The cloth pads did allow my ears to breathe and after fifteen minutes I didn't have the strong urge to remove and dry off the pads or my ears.

But you're probably more interested in the sonic differences, right? Well, using high-resolution DSD sources (primarily my own recordings) I couldn't discern any sonic differences between the two earphones. To my ears they both sounded great - with wonderfully natural midranges, well-controlled bass, and silky highs. My conclusion, with the Stax SR-X mark 3 headphones the primary reason for replacing the earpads would be comfort, not sound. And for some folks, the older, now cloth earpads may be even be a better option, especially in warm environment, since they allow some moisture to escape from under your ears.

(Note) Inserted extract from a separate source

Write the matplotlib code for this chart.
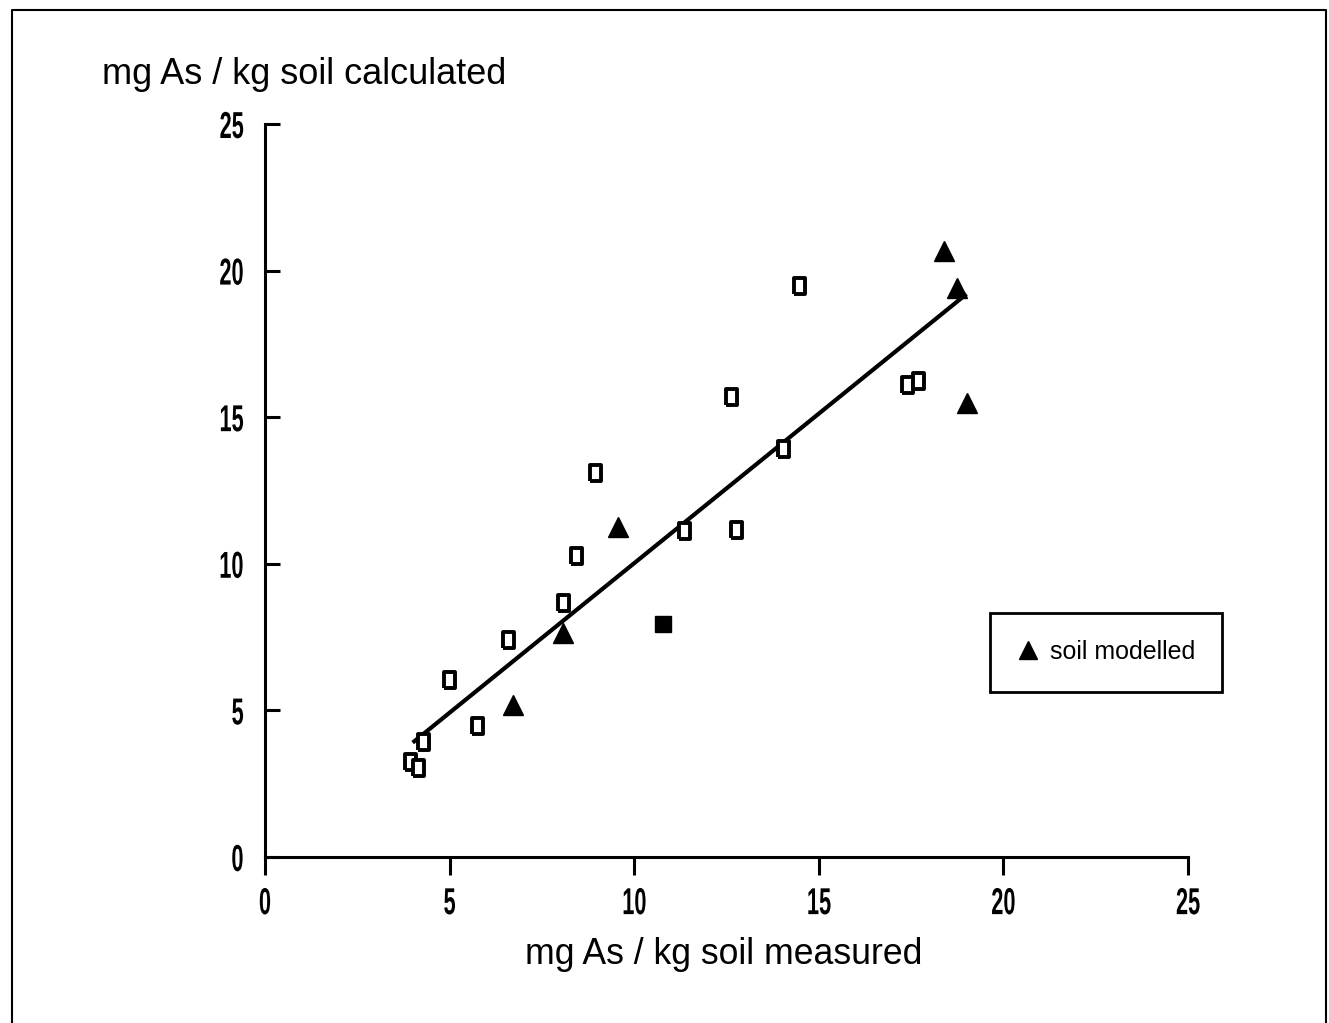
import numpy as np
import matplotlib.pyplot as plt
from matplotlib.lines import Line2D
from matplotlib.transforms import Affine2D
from matplotlib.patheffects import AbstractPathEffect

# =========================
# data
# =========================
meas_open = [3.93, 4.15, 4.28, 4.99, 5.75, 6.59, 8.08, 8.43, 8.94, 11.36,
             12.63, 12.76, 14.04, 14.47, 17.40, 17.70]
calc_open = [3.24, 3.04, 3.92, 6.04, 4.47, 7.41, 8.67, 10.27, 13.10, 11.13,
             15.70, 11.16, 13.92, 19.49, 16.10, 16.25]

meas_filled = [10.79]
calc_filled = [7.95]

meas_model = [6.72, 8.08, 9.57, 18.40, 18.73, 19.02]
calc_model = [5.19, 7.65, 11.26, 20.68, 19.42, 15.49]

fit_x = [4.0, 19.0]
fit_y = [3.9, 19.2]

ticks = [0, 5, 10, 15, 20, 25]

txt_font = ["Liberation Sans", "DejaVu Sans"]


# narrow plotter-like digits: squeeze the glyph paths horizontally
class Squeeze(AbstractPathEffect):
    def __init__(self, sx, anchor="center"):
        super().__init__()
        self.sx = sx
        self.anchor = anchor

    def draw_path(self, renderer, gc, tpath, affine, rgbFace=None):
        ext = tpath.get_extents()
        cx = ext.x1 if self.anchor == "right" else (ext.x0 + ext.x1) / 2
        squeeze = Affine2D().translate(-cx, 0).scale(self.sx, 1).translate(cx, 0)
        renderer.draw_path(gc, tpath, squeeze + affine, rgbFace)


# tall box marker for the open points
box = [(-0.72, -1.0), (0.72, -1.0), (0.72, 1.0), (-0.72, 1.0), (-0.72, -1.0)]

fig = plt.figure(figsize=(13.29, 10.23), dpi=100)
fig.patch.set_facecolor("white")
ax = fig.add_axes([0.1994, 0.1623, 0.6945, 0.7165])

ax.plot(fit_x, fit_y, color="black", linewidth=3, solid_capstyle="butt", zorder=2)
ax.plot(meas_open, calc_open, linestyle="none", marker=box, markersize=11,
        markerfacecolor="white", markeredgecolor="black", markeredgewidth=2.8, zorder=3)
ax.plot(meas_filled, calc_filled, linestyle="none", marker="s", markersize=11.5,
        color="black", zorder=3)
ax.plot(meas_model, calc_model, linestyle="none", marker="^", markersize=15,
        color="black", zorder=3)

ax.set_xlim(0, 25)
ax.set_ylim(0, 25)
ax.set_xticks(ticks)
ax.set_yticks(ticks)
ax.set_xticklabels([str(t) for t in ticks], family=txt_font, fontsize=27, fontweight="bold")
ax.set_yticklabels([str(t) for t in ticks], family=txt_font, fontsize=27, fontweight="bold")
for lab in ax.get_xticklabels():
    lab.set_path_effects([Squeeze(0.58, "center")])
for lab in ax.get_yticklabels():
    lab.set_path_effects([Squeeze(0.58, "right")])

ax.spines["top"].set_visible(False)
ax.spines["right"].set_visible(False)
ax.spines["left"].set_linewidth(2.2)
ax.spines["bottom"].set_linewidth(2.2)
ax.tick_params(axis="x", direction="out", length=13, width=2.2, pad=8)
ax.tick_params(axis="y", direction="in", length=11, width=2.2, pad=15)

# axis titles
fig.text(102 / 1329, 1 - 75 / 1023, "mg As / kg soil calculated",
         family=txt_font, fontsize=26, ha="left", va="center")
fig.text(724 / 1329, 1 - 955 / 1023, "mg As / kg soil measured",
         family=txt_font, fontsize=25.7, ha="center", va="center")

# legend box
handle = Line2D([], [], linestyle="none", marker="^", markersize=13, color="black")
leg = ax.legend([handle], ["soil modelled"], loc="center",
                bbox_to_anchor=(1106 / 1329, 1 - 652 / 1023),
                bbox_transform=fig.transFigure, prop={"family": txt_font, "size": 18},
                frameon=True, fancybox=False, edgecolor="black", framealpha=1,
                borderpad=1.1, handlelength=0.9, handletextpad=0.4,
                borderaxespad=0)
leg.get_frame().set_linewidth(2)

# page frame from the scan (open at the bottom)
fx = [12 / 1329, 12 / 1329, 1326 / 1329, 1326 / 1329]
fy = [0.0, 1 - 10 / 1023, 1 - 10 / 1023, 0.0]
fig.add_artist(Line2D(fx, fy, transform=fig.transFigure, color="black", linewidth=1.5))

plt.savefig("out.png", dpi=100, facecolor="white")
plt.close()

Now, just because a pad change on the Stax SR-X Mark 3s made no sonic difference doesn't mean that ALL earpad swaps are a waste of time and money (if sonic changes are your goal), merely that in this case there were no discernable sonic changes.

The final question is will I order up another pair of SR-X mark 3 earpads to replace the used set on Jerry's pair of earphones? Probably not. It's nice to have a summer and a winter pair of Stax SR-X mark 3 earphones.

So the final question is pretty simple, "Jerry, can a borrow your Stax SR-X mark 3 headphones for a while?"